Your task:
Give every line below again, exactly.

Raw records:
- - - -

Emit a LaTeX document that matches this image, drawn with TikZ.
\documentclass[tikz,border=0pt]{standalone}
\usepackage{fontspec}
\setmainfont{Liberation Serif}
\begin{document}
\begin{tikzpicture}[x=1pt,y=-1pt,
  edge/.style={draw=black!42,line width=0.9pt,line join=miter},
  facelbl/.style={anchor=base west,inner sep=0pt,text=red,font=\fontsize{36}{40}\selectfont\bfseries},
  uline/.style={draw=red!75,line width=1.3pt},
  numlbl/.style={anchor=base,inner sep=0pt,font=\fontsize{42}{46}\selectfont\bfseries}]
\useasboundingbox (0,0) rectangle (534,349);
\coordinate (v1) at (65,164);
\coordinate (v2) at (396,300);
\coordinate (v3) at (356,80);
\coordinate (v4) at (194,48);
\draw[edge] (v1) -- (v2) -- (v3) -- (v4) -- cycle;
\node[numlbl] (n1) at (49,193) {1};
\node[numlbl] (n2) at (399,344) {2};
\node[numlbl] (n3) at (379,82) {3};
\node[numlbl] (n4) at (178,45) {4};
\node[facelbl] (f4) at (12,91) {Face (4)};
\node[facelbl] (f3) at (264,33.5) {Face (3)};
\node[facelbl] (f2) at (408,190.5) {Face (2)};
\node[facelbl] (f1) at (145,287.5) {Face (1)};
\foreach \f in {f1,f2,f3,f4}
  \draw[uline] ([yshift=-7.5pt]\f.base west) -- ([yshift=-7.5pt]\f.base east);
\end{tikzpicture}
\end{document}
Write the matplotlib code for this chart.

- - - -

Result for this exercise:
Emit a LaTeX document that matches this image, drawn with TikZ.
\documentclass[tikz,border=0pt]{standalone}
\usepackage{fontspec}
\setmainfont{Liberation Serif}
\begin{document}
\begin{tikzpicture}[x=1pt,y=-1pt,
  edge/.style={draw=black!42,line width=0.9pt,line join=miter},
  facelbl/.style={anchor=base west,inner sep=0pt,text=red,font=\fontsize{36}{40}\selectfont\bfseries},
  uline/.style={draw=red!75,line width=1.3pt},
  numlbl/.style={anchor=base,inner sep=0pt,font=\fontsize{42}{46}\selectfont\bfseries}]
\useasboundingbox (0,0) rectangle (534,349);
\coordinate (v1) at (65,164);
\coordinate (v2) at (396,300);
\coordinate (v3) at (356,80);
\coordinate (v4) at (194,48);
\draw[edge] (v1) -- (v2) -- (v3) -- (v4) -- cycle;
\node[numlbl] (n1) at (49,193) {1};
\node[numlbl] (n2) at (399,344) {2};
\node[numlbl] (n3) at (379,82) {3};
\node[numlbl] (n4) at (178,45) {4};
\node[facelbl] (f4) at (12,91) {Face (4)};
\node[facelbl] (f3) at (264,33.5) {Face (3)};
\node[facelbl] (f2) at (408,190.5) {Face (2)};
\node[facelbl] (f1) at (145,287.5) {Face (1)};
\foreach \f in {f1,f2,f3,f4}
  \draw[uline] ([yshift=-7.5pt]\f.base west) -- ([yshift=-7.5pt]\f.base east);
\end{tikzpicture}
\end{document}
Write the matplotlib code for this chart.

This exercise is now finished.